Performing/Presenting/Producing
  • Analyze, interpret, and select artistic work for presentation

    Students review a collection of media pieces and decide which ones are strong enough to share with an audience, explaining what makes each choice work.

  • Develop and refine artistic techniques and work for presentation

    Students practice and improve a media arts project until it's ready to share, making deliberate choices about what to change and why.

  • Convey meaning through the presentation of artistic work

    Students present their media project to an audience with a clear purpose in mind. Every choice, such as sound, image, or layout, is made to communicate a specific idea or feeling.

Responding
  • Perceive and analyze artistic work

    Students study a media piece (a video, website, or ad) and explain what choices the creator made and why those choices shape how the audience responds.

  • Interpret intent and meaning in artistic work

    Students look at a piece of media art and explain what the creator was trying to say. They back up their interpretation with specific details from the work itself.

  • Apply criteria to evaluate artistic work

    Students look at a piece of media art and judge how well it works using a specific set of criteria, like whether the message is clear or the techniques match the intent.

Common Questions
  • What is media arts in sixth grade?

    Students make things like short videos, podcasts, animations, digital photos, and simple web or game projects. They learn how to plan a project, build it, share it with an audience, and talk about what worked.

  • What does a finished project usually look like by the end of the year?

    A project students plan, draft, revise after feedback, and present to a real audience. It has a clear purpose, like telling a story or persuading someone, and students can explain the choices they made about sound, images, or pacing.

  • How can families support media arts at home?

    Ask students to show a project and explain why they made specific choices about music, camera angle, or wording. Five minutes of real questions does more than buying new software. A phone camera and free editing apps are plenty.

  • Does a family need fancy equipment or software?

    No. A phone or school device handles almost everything at this level. Free tools for video, audio, and image editing work fine, and the skill being graded is the thinking behind the project, not the gear.

  • What should a student be able to do by spring?

    Pitch an idea, sketch a plan, build a draft, take feedback, and revise it into something they are proud to share. They should also be able to look at someone else's media and say what is working and what is not.

  • How should projects be sequenced across the year?

    Start with short, low-stakes pieces that build one skill at a time, such as a 30-second audio story or a single-shot video. Move toward longer projects later in the year that ask for planning, revision, and a clear audience.

  • Which skills usually need the most reteaching?

    Planning before producing, and revising after feedback. Sixth graders often want to record once and call it done. Building in storyboards, rough cuts, and a required revision step makes the difference between a first draft and a finished piece.

  • How do connecting standards fit into projects?

    Ask students to tie their project to something real: a personal experience, a community issue, or a piece of media that influenced them. A short artist statement or reflection at the end of each project covers this without adding a separate unit.
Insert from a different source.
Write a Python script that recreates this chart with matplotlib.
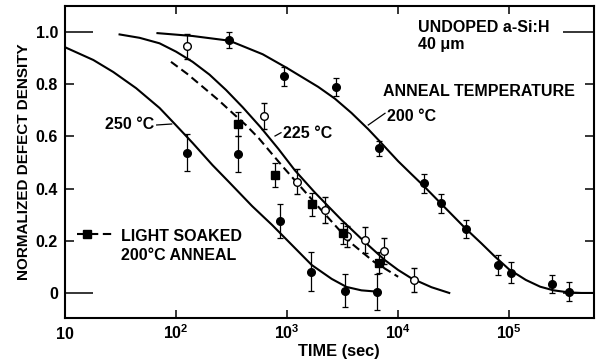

  • How can a family help when a student is stuck on a project?

    Have them talk it through out loud. What is the project about, who is it for, and what is the next small step? Most blocks at this age come from trying to picture the whole thing at once instead of finishing one short piece.

  • How do teachers know students are ready for seventh grade?

    Students can carry a project from idea to finished piece, use feedback to improve it, and discuss other people's work using clear criteria. Look for evidence of revision in their files, not just polished final versions.